# Channellock Locknut Pliers



## gafftapegreenia (Nov 23, 2007)

I went out this morning and did some early Christmas shopping for myself, essentially it was me picking out what I wanted from Home Depot/Lowes and only paying for about half of it. Besides frm picking up a pair of electrician's scissors, which I now absolutly adore, I saw these at Lowes, and, while I did not buy them, I though they were interesting and wanted to bring them up on CB.

http://www.channellock.com/960-Locknut-Plier.aspx

I hate locknuts, but this tool might make life easier.


----------



## gafftapegreenia (Nov 23, 2007)

Charc, google image "conduit locknut". These are used to attach threaded conduit or other fittings onto junction boxes, outdoor floodlights onto junction boxes, and several other functions.
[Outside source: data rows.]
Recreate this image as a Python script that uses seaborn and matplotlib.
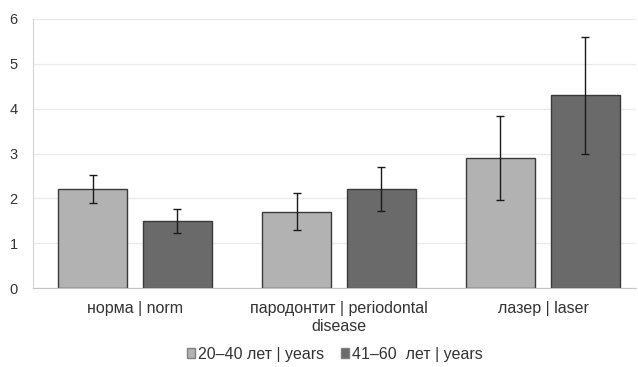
import matplotlib
matplotlib.use("Agg")
import matplotlib.pyplot as plt
import seaborn as sns
import pandas as pd

groups = ["норма | norm", "пародонтит | periodontal\ndisease", "лазер | laser"]
ages = ["20–40 лет | years", "41–60  лет | years"]
young = [2.2, 1.7, 2.9]
young_err = [0.31, 0.41, 0.93]
old = [1.5, 2.2, 4.3]
old_err = [0.27, 0.49, 1.3]

df = pd.DataFrame({
    "group": groups * 2,
    "age": [ages[0]] * 3 + [ages[1]] * 3,
    "value": young + old,
    "err": young_err + old_err,
})

sns.set_style("white")
plt.rcParams["font.family"] = ["Liberation Sans", "DejaVu Sans"]

fig = plt.figure(figsize=(6.38, 3.67), dpi=100)
ax = fig.add_axes([33 / 638, 79 / 367, 603 / 638, 269 / 367])

sns.barplot(data=df, x="group", y="value", hue="age", ax=ax,
            palette=["#b2b2b2", "#6a6a6a"], width=0.833, gap=0.188,
            errorbar=None, edgecolor="#3a3a3a", linewidth=1.0, legend=True)

# error bars at the bar centres
for i, a in enumerate(ages):
    sub = df[df["age"] == a]
    bars = ax.containers[i]
    xs = [p.get_x() + p.get_width() / 2 for p in bars]
    ax.errorbar(xs, sub["value"], yerr=sub["err"], fmt="none",
                ecolor="#1a1a1a", elinewidth=1.0, capsize=3, capthick=1.0)

ax.set_ylim(0, 6)
ax.set_xlim(-0.5, 2.456)
ax.set_yticks(range(7))
ax.yaxis.grid(True, color="#ebebeb", linewidth=1)
ax.set_axisbelow(True)
ax.set_xlabel("")
ax.set_ylabel("")
for s in ["top", "right"]:
    ax.spines[s].set_visible(False)
ax.spines["left"].set_color("#d4d4d4")
ax.spines["bottom"].set_color("#c4c4c4")
ax.tick_params(axis="x", length=0, labelsize=11.5, colors="#333333", pad=9)
ax.tick_params(axis="y", length=0, labelsize=10.5, colors="#333333", pad=11)
for t in ax.get_xticklabels():
    t.set_linespacing(1.3)

ax.legend(loc="center", bbox_to_anchor=(0.525, 0.035), bbox_transform=fig.transFigure,
          ncol=2, frameon=False, fontsize=11.5, handlelength=0.5, handleheight=0.5,
          handletextpad=0.15, columnspacing=1.1, labelcolor="#333333")
for h in ax.get_legend().get_patches():
    h.set_edgecolor("#808080")

fig.savefig("out.png", dpi=100)
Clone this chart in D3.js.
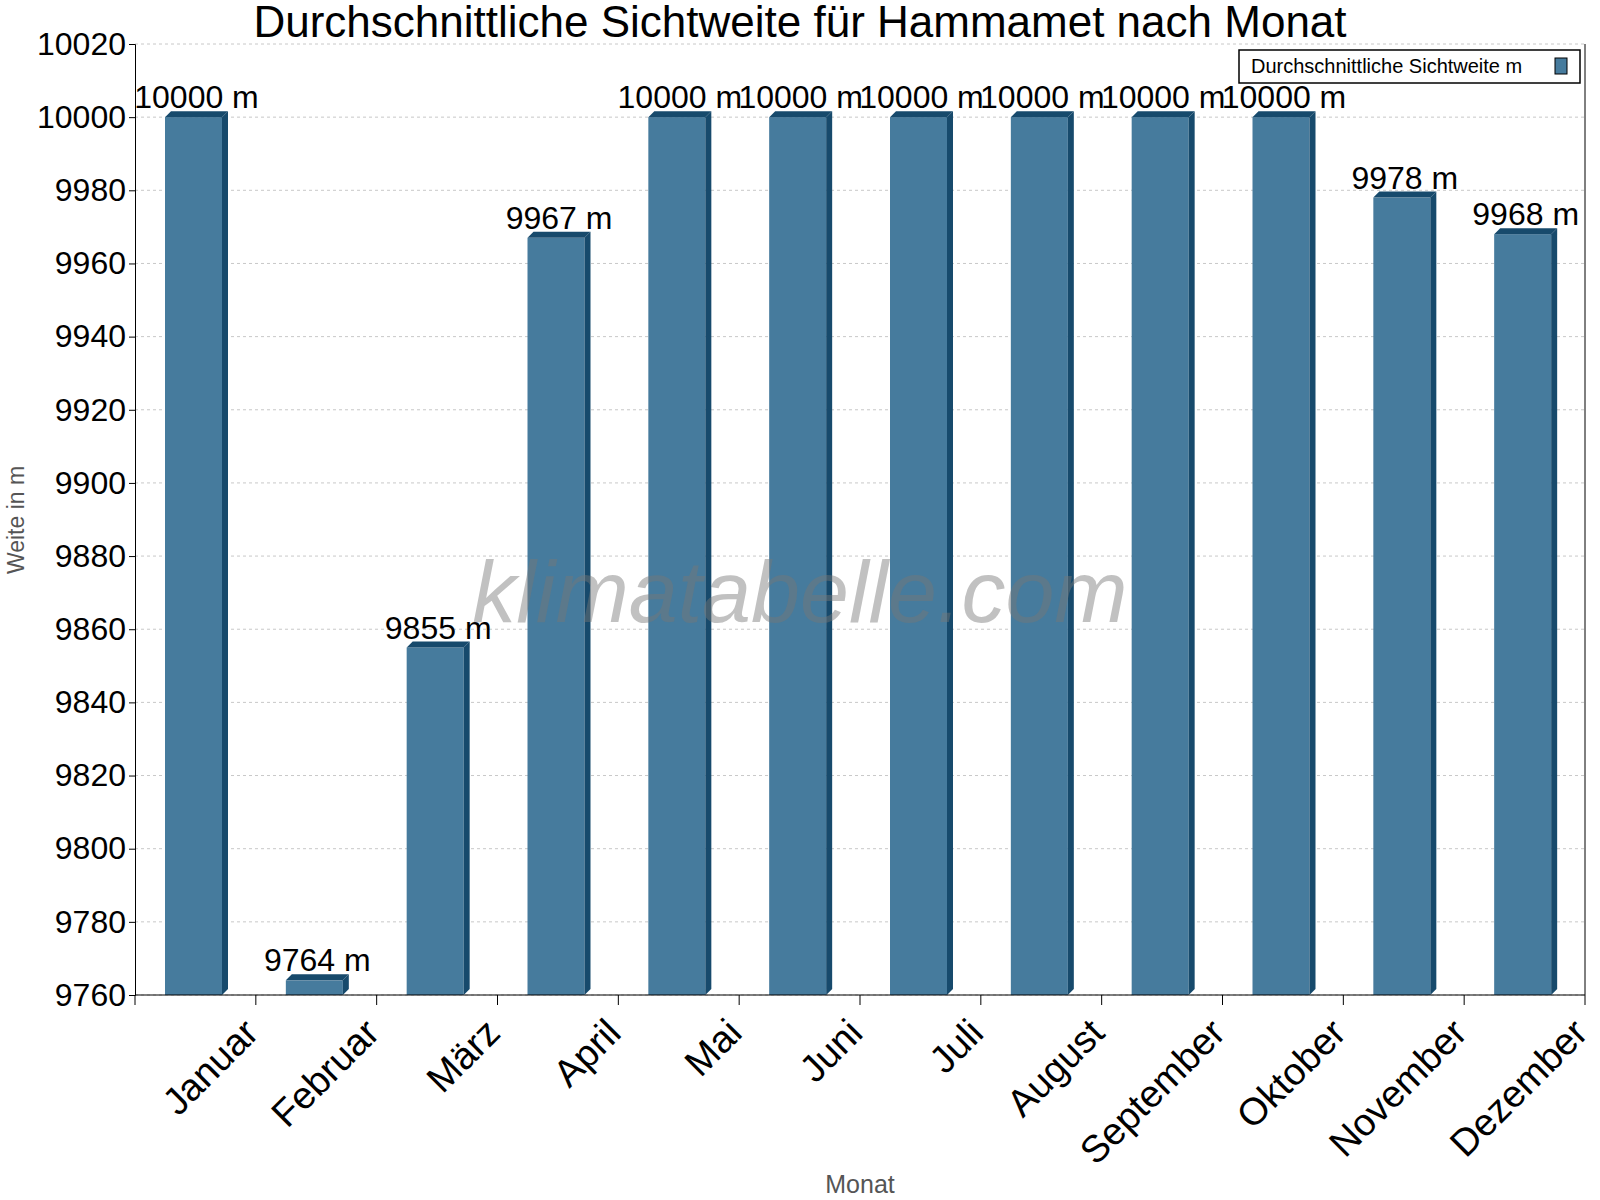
<!DOCTYPE html>
<html><head><meta charset="utf-8">
<script src="https://cdn.jsdelivr.net/npm/d3@7"></script>
<style>body{margin:0;background:#fff}text{font-family:"Liberation Sans",Arial,sans-serif}</style>
</head><body><svg id="c" width="1600" height="1200"></svg>
<script>
const months=["Januar","Februar","März","April","Mai","Juni","Juli","August","September","Oktober","November","Dezember"];
const values=[10000,9764,9855,9967,10000,10000,10000,10000,10000,10000,9978,9968];
const yTicks=d3.range(9760,10021,20);
const svg=d3.select("#c");
const L=135,R=1585,T=44,B=995;
const x=d3.scaleBand().domain(months).range([L,R]);
const y=d3.scaleLinear().domain([9760,10020]).range([B,T]);
svg.append("g").selectAll("line").data(yTicks).join("line")
 .attr("x1",L).attr("x2",R).attr("y1",d=>y(d)).attr("y2",d=>y(d))
 .attr("stroke","#c8c8c8").attr("stroke-dasharray","3,3");
svg.append("line").attr("x1",R).attr("x2",R).attr("y1",T).attr("y2",B).attr("stroke","#000");
const bw=57,off=30,dp=6;
const g=svg.append("g");
months.forEach((m,i)=>{
 const x0=x(m)+off,yt=y(values[i]);
 g.append("rect").attr("x",x0).attr("y",yt).attr("width",bw).attr("height",B-yt).attr("fill","#467b9d");
 g.append("path").attr("d",`M${x0+bw},${yt} L${x0+bw+dp},${yt-dp} L${x0+bw+dp},${B-dp} L${x0+bw},${B} Z`).attr("fill","#174a6c");
 g.append("path").attr("d",`M${x0},${yt} L${x0+dp},${yt-dp} L${x0+bw+dp},${yt-dp} L${x0+bw},${yt} Z`).attr("fill","#174a6c");
 g.append("text").attr("x",x0+bw/2+3).attr("y",yt-9).attr("text-anchor","middle").attr("font-size",32).text(values[i]+" m");
});
svg.append("text").attr("x",800).attr("y",622).attr("text-anchor","middle")
 .attr("font-size",88).attr("font-style","italic").attr("fill","#777").attr("opacity",0.45).text("klimatabelle.com");
const ya=svg.append("g").attr("transform",`translate(${L},0)`).call(d3.axisLeft(y).tickValues(yTicks).tickSize(6).tickFormat(d3.format("d")));
ya.selectAll("text").attr("font-size",32).attr("fill","#000");
ya.select(".domain").attr("stroke","#000");
svg.append("line").attr("x1",L).attr("x2",R).attr("y1",B).attr("y2",B).attr("stroke","#000");
svg.append("g").selectAll("line").data(d3.range(13)).join("line")
 .attr("x1",i=>L+i*x.bandwidth()).attr("x2",i=>L+i*x.bandwidth()).attr("y1",B).attr("y2",B+10).attr("stroke","#000");
svg.append("g").selectAll("text").data(months).join("text")
 .attr("transform",m=>`translate(${x(m)+x.bandwidth()/2+45},${B+20}) rotate(-45)`)
 .attr("text-anchor","end").attr("dy","0.75em").attr("font-size",38).text(d=>d);
svg.append("text").attr("x",800).attr("y",37).attr("text-anchor","middle").attr("font-size",44).text("Durchschnittliche Sichtweite für Hammamet nach Monat");
svg.append("text").attr("x",860).attr("y",1193).attr("text-anchor","middle").attr("font-size",25).attr("fill","#555").text("Monat");
svg.append("text").attr("transform","translate(24,520) rotate(-90)").attr("text-anchor","middle").attr("font-size",23).attr("fill","#555").text("Weite in m");
svg.append("rect").attr("x",1239).attr("y",50).attr("width",341).attr("height",33).attr("fill","#fff").attr("stroke","#000").attr("stroke-width",1.5);
svg.append("text").attr("x",1251).attr("y",73).attr("font-size",20).text("Durchschnittliche Sichtweite m");
svg.append("rect").attr("x",1555).attr("y",58).attr("width",12).attr("height",16).attr("fill","#467b9d").attr("stroke","#000");
</script></body></html>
While not an everyday thing for me as a theatre electrician, I've run into them enough that a tool like this seems ideal.


----------



## derekleffew (Nov 24, 2007)

Thanks a bunch, gafftapegreenia. Now I have to buy another tool that I will rarely use, and probably won't have it with me when I really need it. I've built about a zillion quad boxes, and those nuts always loosen up over time with use, even with using a screwdriver and hammer to drive it as tight as possible. I've found LocTite helps, but you have to use a lot of it. I know Ship would disapprove of my using Romex connectors, but they're cheap and readily available. Now I just have to find an Ace Hardware, as the one site Nextag found for this item wants $6.10 for shipping. Oddly enough, both HomeDepot.com and Lowes.com are down right now.

(Charc, I too, was confused by the title, as both NyLocs and Locking Nuts use regular sockets, not special pliers.)


----------